Organizations should measure the value of AI-powered remediation against specific operational metrics. Remediation throughput (findings resolved per week) should increase as AI automation handles routine findings. MTTR for automated categories should decrease dramatically, approaching near-real-time for findings that qualify for autonomous remediation. Analyst time allocation should shift from routine patching decisions to complex analysis and strategic planning as AI handles the routine workload.

Cost metrics should capture both the investment in AI remediation capabilities and the savings from reduced manual effort. The total cost of remediation per finding, combining tool costs, analyst time, and operational overhead, should decrease as AI automation increases efficiency. This cost reduction can be reinvested in addressing more complex findings, expanding program scope, or improving other security capabilities.

Quality metrics should ensure that AI remediation does not sacrifice effectiveness for speed. Verification scan pass rates (percentage of AI-remediated findings confirmed as resolved by subsequent scanning), rollback rates (percentage of AI-deployed patches that required reverting), and incident rates (security or operational incidents attributable to AI remediation actions) provide quality assurance that the AI system is producing reliable results. High throughput with poor quality is worse than moderate throughput with high quality, so quality metrics should receive equal attention alongside efficiency metrics.

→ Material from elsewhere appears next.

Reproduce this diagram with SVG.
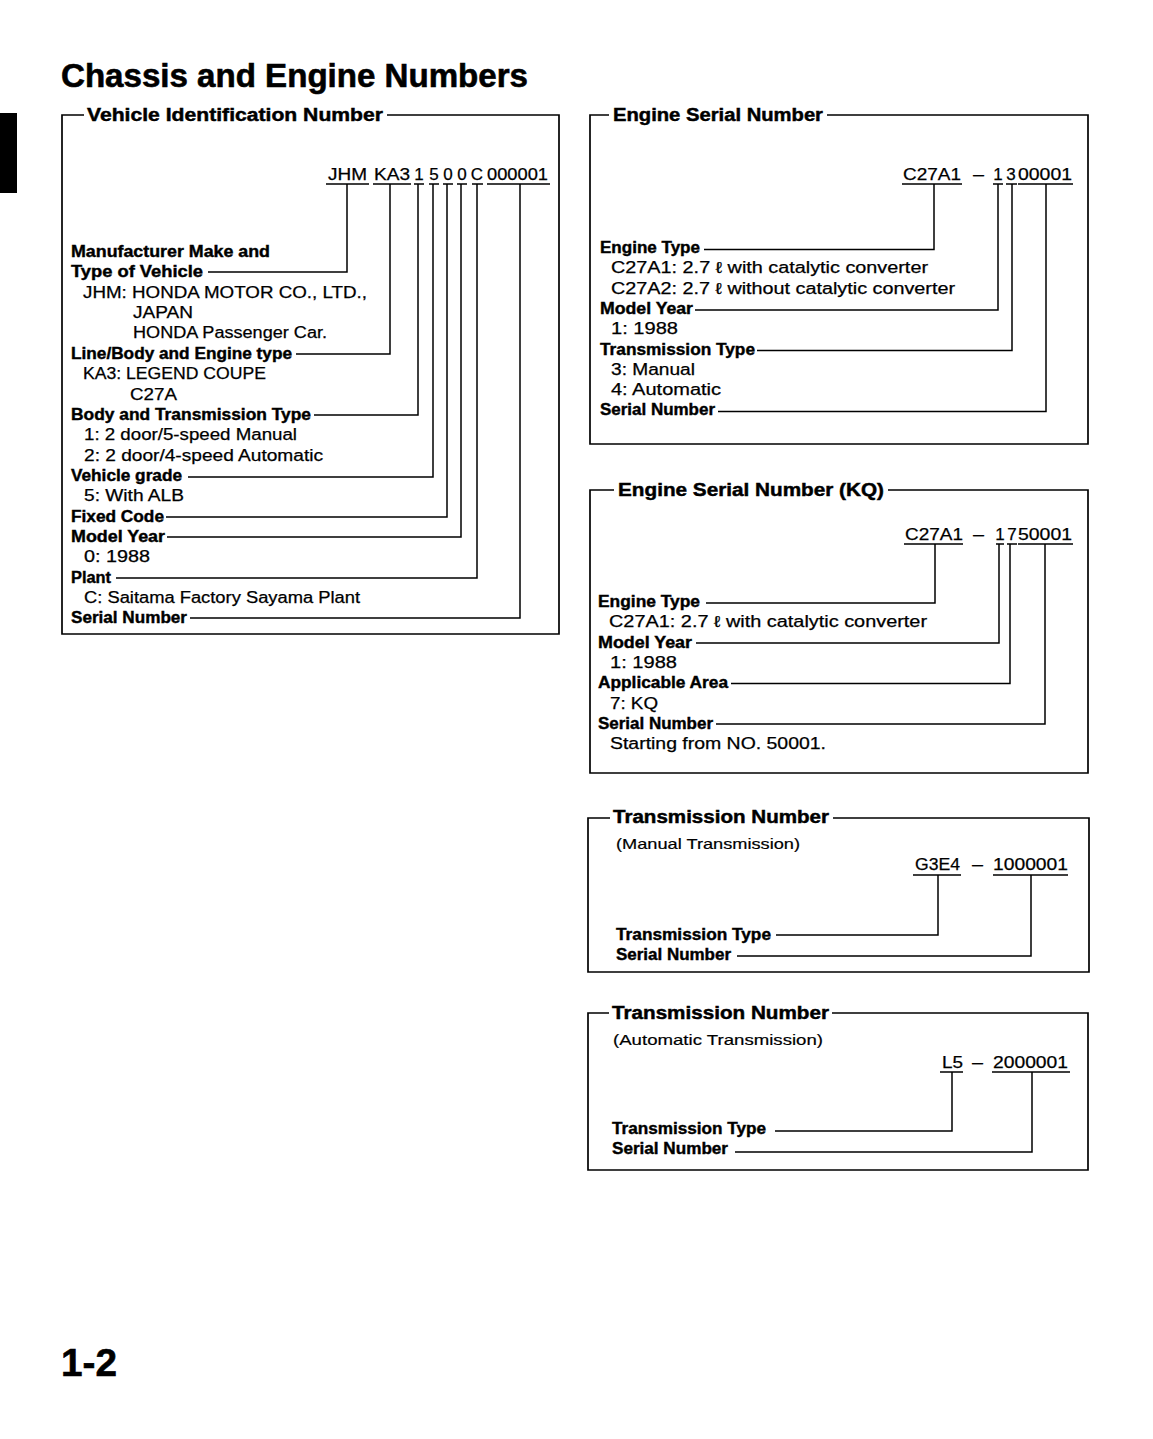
<svg xmlns="http://www.w3.org/2000/svg" width="1153" height="1439" viewBox="0 0 1153 1439">
<style>
text{font-family:"Liberation Sans",Arial,sans-serif;fill:#000}
.h{font-size:33px;font-weight:bold;stroke:#000;stroke-width:0.6}
.pg{font-size:39px;font-weight:bold;stroke:#000;stroke-width:0.6}
.t{font-size:18px;font-weight:bold;stroke:#000;stroke-width:0.45}
.b{font-size:16px;font-weight:bold;stroke:#000;stroke-width:0.4}
.r{font-size:16px;stroke:#000;stroke-width:0.25}
.s{font-size:15px;stroke:#000;stroke-width:0.2}
.c{font-size:17px;stroke:#000;stroke-width:0.25}
.frame{fill:none;stroke:#000;stroke-width:1.7}
.ul{fill:none;stroke:#000;stroke-width:1.5}
#connectors path{fill:none;stroke:#000;stroke-width:1.5}
</style>
<rect width="1153" height="1439" fill="#fff"/>
<g id="page">
<text class="h" x="61" y="87" textLength="467" lengthAdjust="spacingAndGlyphs">Chassis and Engine Numbers</text>
<rect x="0" y="113" width="17" height="80" fill="#000"/>
<text class="pg" x="61" y="1376" textLength="56" lengthAdjust="spacingAndGlyphs">1-2</text>
</g>

<g id="vin">
<path class="frame" d="M84,115 H62 V634 H559 V115 H387"/>
<text class="t" x="87" y="121" textLength="296" lengthAdjust="spacingAndGlyphs">Vehicle Identification Number</text>
<text class="c" x="328" y="180" textLength="39" lengthAdjust="spacingAndGlyphs">JHM</text>
<text class="c" x="374" y="180" textLength="36" lengthAdjust="spacingAndGlyphs">KA3</text>
<text class="c" x="419" y="180" text-anchor="middle">1</text>
<text class="c" x="434" y="180" text-anchor="middle">5</text>
<text class="c" x="448" y="180" text-anchor="middle">0</text>
<text class="c" x="462" y="180" text-anchor="middle">0</text>
<text class="c" x="477" y="180" text-anchor="middle">C</text>
<text class="c" x="487" y="180" textLength="61" lengthAdjust="spacingAndGlyphs">000001</text>
<path class="ul" d="M326,184 H369 M373,184 H411 M414,184 H424 M429,184 H439 M443,184 H453 M457,184 H467 M472,184 H483 M487,184 H550"/>
<text class="b" x="71" y="257" textLength="199" lengthAdjust="spacingAndGlyphs">Manufacturer Make and</text>
<text class="b" x="71" y="277.4" textLength="132" lengthAdjust="spacingAndGlyphs">Type of Vehicle</text>
<text class="r" x="83" y="297.7" textLength="284" lengthAdjust="spacingAndGlyphs">JHM: HONDA MOTOR CO., LTD.,</text>
<text class="r" x="133" y="318" textLength="60" lengthAdjust="spacingAndGlyphs">JAPAN</text>
<text class="r" x="133" y="338.4" textLength="194" lengthAdjust="spacingAndGlyphs">HONDA Passenger Car.</text>
<text class="b" x="71" y="358.8" textLength="221" lengthAdjust="spacingAndGlyphs">Line/Body and Engine type</text>
<text class="r" x="83" y="379.1" textLength="183" lengthAdjust="spacingAndGlyphs">KA3: LEGEND COUPE</text>
<text class="r" x="130" y="399.5" textLength="47" lengthAdjust="spacingAndGlyphs">C27A</text>
<text class="b" x="71" y="419.8" textLength="240" lengthAdjust="spacingAndGlyphs">Body and Transmission Type</text>
<text class="r" x="84" y="440.2" textLength="213" lengthAdjust="spacingAndGlyphs">1: 2 door/5-speed Manual</text>
<text class="r" x="84" y="460.5" textLength="239" lengthAdjust="spacingAndGlyphs">2: 2 door/4-speed Automatic</text>
<text class="b" x="71" y="480.9" textLength="111" lengthAdjust="spacingAndGlyphs">Vehicle grade</text>
<text class="r" x="84" y="501.2" textLength="100" lengthAdjust="spacingAndGlyphs">5: With ALB</text>
<text class="b" x="71" y="521.6" textLength="93" lengthAdjust="spacingAndGlyphs">Fixed Code</text>
<text class="b" x="71" y="541.9" textLength="94" lengthAdjust="spacingAndGlyphs">Model Year</text>
<text class="r" x="84" y="562.3" textLength="66" lengthAdjust="spacingAndGlyphs">0: 1988</text>
<text class="b" x="71" y="582.6" textLength="40" lengthAdjust="spacingAndGlyphs">Plant</text>
<text class="r" x="84" y="603" textLength="276" lengthAdjust="spacingAndGlyphs">C: Saitama Factory Sayama Plant</text>
<text class="b" x="71" y="623.3" textLength="116" lengthAdjust="spacingAndGlyphs">Serial Number</text>
</g>

<g id="engine-serial">
<path class="frame" d="M609,115 H590 V444 H1088 V115 H827"/>
<text class="t" x="613" y="121" textLength="210" lengthAdjust="spacingAndGlyphs">Engine Serial Number</text>
<text class="c" x="903" y="180" textLength="58" lengthAdjust="spacingAndGlyphs">C27A1</text>
<text class="c" x="973" y="180" textLength="11" lengthAdjust="spacingAndGlyphs">—</text>
<text class="c" x="998" y="180" text-anchor="middle">1</text>
<text class="c" x="1011" y="180" text-anchor="middle">3</text>
<text class="c" x="1018" y="180" textLength="54" lengthAdjust="spacingAndGlyphs">00001</text>
<path class="ul" d="M902,184 H962 M993,184 H1003 M1006,184 H1017 M1018,184 H1073"/>
<text class="b" x="600" y="253" textLength="100" lengthAdjust="spacingAndGlyphs">Engine Type</text>
<text class="r" x="611" y="273.3" textLength="317" lengthAdjust="spacingAndGlyphs">C27A1: 2.7 ℓ with catalytic converter</text>
<text class="r" x="611" y="293.6" textLength="344" lengthAdjust="spacingAndGlyphs">C27A2: 2.7 ℓ without catalytic converter</text>
<text class="b" x="600" y="313.9" textLength="93" lengthAdjust="spacingAndGlyphs">Model Year</text>
<text class="r" x="611" y="334.2" textLength="67" lengthAdjust="spacingAndGlyphs">1: 1988</text>
<text class="b" x="600" y="354.5" textLength="155" lengthAdjust="spacingAndGlyphs">Transmission Type</text>
<text class="r" x="611" y="374.8" textLength="84" lengthAdjust="spacingAndGlyphs">3: Manual</text>
<text class="r" x="611" y="395.1" textLength="110" lengthAdjust="spacingAndGlyphs">4: Automatic</text>
<text class="b" x="600" y="415.4" textLength="115" lengthAdjust="spacingAndGlyphs">Serial Number</text>
</g>

<g id="engine-serial-kq">
<path class="frame" d="M614,490 H590 V773 H1088 V490 H888"/>
<text class="t" x="618" y="496" textLength="266" lengthAdjust="spacingAndGlyphs">Engine Serial Number (KQ)</text>
<text class="c" x="905" y="540" textLength="58" lengthAdjust="spacingAndGlyphs">C27A1</text>
<text class="c" x="973" y="540" textLength="11" lengthAdjust="spacingAndGlyphs">—</text>
<text class="c" x="1000" y="540" text-anchor="middle">1</text>
<text class="c" x="1012" y="540" text-anchor="middle">7</text>
<text class="c" x="1018" y="540" textLength="54" lengthAdjust="spacingAndGlyphs">50001</text>
<path class="ul" d="M904,544 H963 M996,544 H1004 M1007,544 H1017 M1018,544 H1073"/>
<text class="b" x="598" y="607" textLength="102" lengthAdjust="spacingAndGlyphs">Engine Type</text>
<text class="r" x="609" y="627.3" textLength="318" lengthAdjust="spacingAndGlyphs">C27A1: 2.7 ℓ with catalytic converter</text>
<text class="b" x="598" y="647.6" textLength="94" lengthAdjust="spacingAndGlyphs">Model Year</text>
<text class="r" x="610" y="667.9" textLength="67" lengthAdjust="spacingAndGlyphs">1: 1988</text>
<text class="b" x="598" y="688.2" textLength="130" lengthAdjust="spacingAndGlyphs">Applicable Area</text>
<text class="r" x="610" y="708.5" textLength="48" lengthAdjust="spacingAndGlyphs">7: KQ</text>
<text class="b" x="598" y="728.8" textLength="115" lengthAdjust="spacingAndGlyphs">Serial Number</text>
<text class="r" x="610" y="749.1" textLength="216" lengthAdjust="spacingAndGlyphs">Starting from NO. 50001.</text>
</g>

<g id="transmission-manual">
<path class="frame" d="M610,818 H588 V972 H1089 V818 H833"/>
<text class="t" x="613" y="823" textLength="216" lengthAdjust="spacingAndGlyphs">Transmission Number</text>
<text class="s" x="616" y="849" textLength="184" lengthAdjust="spacingAndGlyphs">(Manual Transmission)</text>
<text class="c" x="915" y="870" textLength="45" lengthAdjust="spacingAndGlyphs">G3E4</text>
<text class="c" x="972" y="870" textLength="11" lengthAdjust="spacingAndGlyphs">—</text>
<text class="c" x="993" y="870" textLength="75" lengthAdjust="spacingAndGlyphs">1000001</text>
<path class="ul" d="M913,875 H961 M993,875 H1068"/>
<text class="b" x="616" y="940" textLength="155" lengthAdjust="spacingAndGlyphs">Transmission Type</text>
<text class="b" x="616" y="960" textLength="115" lengthAdjust="spacingAndGlyphs">Serial Number</text>
</g>

<g id="transmission-automatic">
<path class="frame" d="M609,1013 H588 V1170 H1088 V1013 H832"/>
<text class="t" x="612" y="1019" textLength="217" lengthAdjust="spacingAndGlyphs">Transmission Number</text>
<text class="s" x="613" y="1045" textLength="210" lengthAdjust="spacingAndGlyphs">(Automatic Transmission)</text>
<text class="c" x="942" y="1068" textLength="21" lengthAdjust="spacingAndGlyphs">L5</text>
<text class="c" x="972" y="1068" textLength="11" lengthAdjust="spacingAndGlyphs">—</text>
<text class="c" x="993" y="1068" textLength="75" lengthAdjust="spacingAndGlyphs">2000001</text>
<path class="ul" d="M940,1072 H963 M992,1072 H1070"/>
<text class="b" x="612" y="1134" textLength="154" lengthAdjust="spacingAndGlyphs">Transmission Type</text>
<text class="b" x="612" y="1154" textLength="116" lengthAdjust="spacingAndGlyphs">Serial Number</text>
</g>

<g id="connectors">
<path d="M347,184 V272 H208"/>
<path d="M390,184 V354 H296"/>
<path d="M418,184 V415 H314"/>
<path d="M433,184 V477 H188"/>
<path d="M447,184 V517 H166"/>
<path d="M461,184 V537 H167"/>
<path d="M477,184 V578 H116"/>
<path d="M520,184 V618 H190"/>
<path d="M934,184 V249.5 H704"/>
<path d="M998,184 V310 H695"/>
<path d="M1012,184 V350.5 H757"/>
<path d="M1046,184 V411.5 H718"/>
<path d="M935,544 V603 H706"/>
<path d="M999,544 V643 H696"/>
<path d="M1010,544 V683.5 H731"/>
<path d="M1045,544 V724 H716"/>
<path d="M938,875 V935 H776"/>
<path d="M1031,875 V956 H737"/>
<path d="M952,1072 V1131 H775"/>
<path d="M1032,1072 V1152 H735"/>
</g>
</svg>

AI Remediation and Program Maturity

AI-powered remediation capabilities are most effective in organizations with mature vulnerability management foundations. The AI system needs comprehensive, accurate data to produce reliable recommendations: complete asset inventories, consistent scanning coverage, enriched finding data, and historical remediation records for model training. Organizations without these foundations will find that AI remediation tools produce unreliable outputs because the input data is incomplete or inconsistent.

Building toward AI-assisted remediation is a maturity progression. At the earliest stage, organizations implement basic automation: automated ticket creation, automated routing, and scheduled patch deployment. At the next stage, they add intelligence: prioritization using EPSS and KEV data, risk-based SLA assignment, and automated verification scanning. At the advanced stage, they add AI: machine learning-based patch risk prediction, AI-generated remediation guidance, and autonomous remediation for qualifying finding categories. Each stage builds on the previous one, and skipping stages produces fragile capabilities built on inadequate foundations.

The return on investment for AI remediation increases with the volume of findings the program manages. Organizations with small vulnerability populations (hundreds of findings) may not see significant benefit from AI remediation because the manual workload is manageable. Organizations with large populations (thousands to tens of thousands of findings) see proportionally greater benefit because AI automation handles the volume that exceeds human capacity. The business case for AI remediation is strongest in large, complex environments where the alternative is either more headcount or longer remediation timelines, both of which are more expensive than AI tool investment.

AI-powered remediation is not a future concept; it is a present capability that organizations can begin adopting today in targeted applications. Starting with automated patch recommendation and expanding through impact prediction to selective autonomous deployment provides a practical adoption path that delivers incremental value at each stage while building toward increasingly automated remediation capabilities as the technology and organizational confidence mature.